De eso se trata. El fiasco ante Francia en Hannover durante el pasado Mundial de Alemania es una espina clavada para el de Hortaleza. Todavía se siente culpable. Y no es de extrañar. Buena parte de culpa de aquella eliminación fue suya por no reaccionar a tiempo y retrasar a toda su tropa 25 metros tras el 1-0 para poder matar a les bleus al contragolpe.
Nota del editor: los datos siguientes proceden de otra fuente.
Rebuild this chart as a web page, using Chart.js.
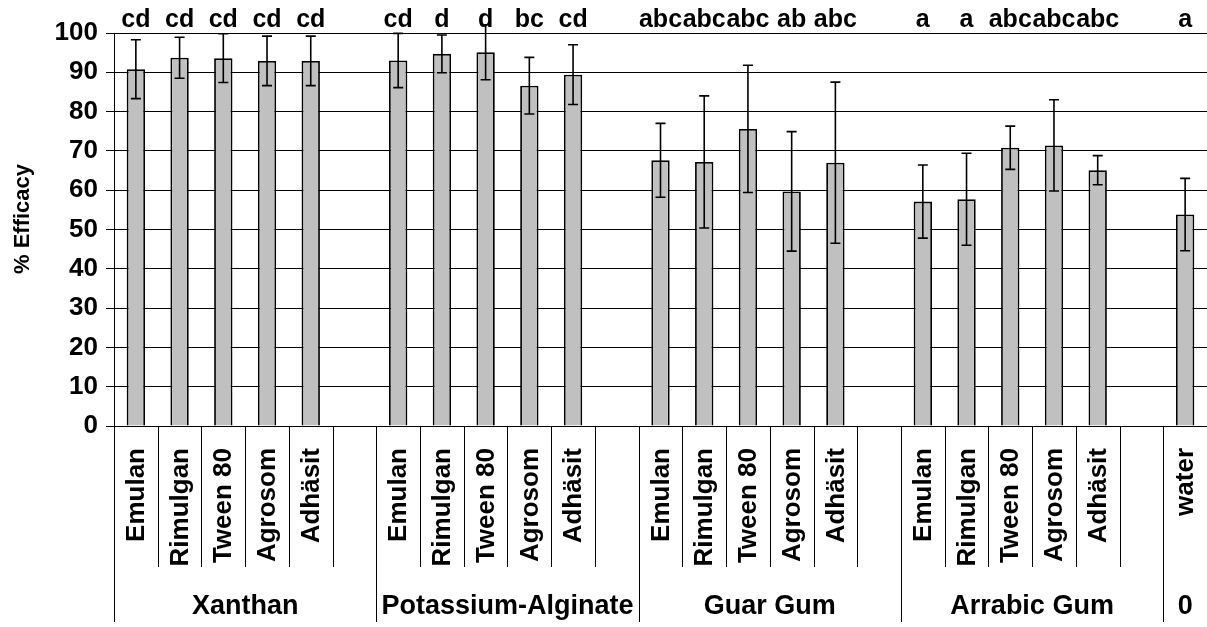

Fue aquella una derrota de equipo cándido que no sabe leer el partido entre líneas y acaba dando facilidades al rival, una derrota propia de jugadores ingenuos que se tragan un amague por mirar la silueta del contrario en lugar de la pelota, que es el ejemplo de falta de oficio que siempre pone Luis Aragonés.

Fue también la derrota de un equipo confundido por la matraca letal de quienes igualan la importancia de ganar a la de abanderar un estilo de juego que se reduce al tiquitaca machacón. Por identificarlos: son los mismos que sacan el crucifijo de espantar vampiros cuando ven un pase largo o se indignan si España, en momentos puntuales del partido, se retrasa para jugar a la contra. Nunca más, se dijo el seleccionador en Hannover. Tocaremos, porque es lo nuestro, pero nunca más haremos el primo. Y quizás así, con un poco de suerte, cambiemos el curso de la historia. En ello están.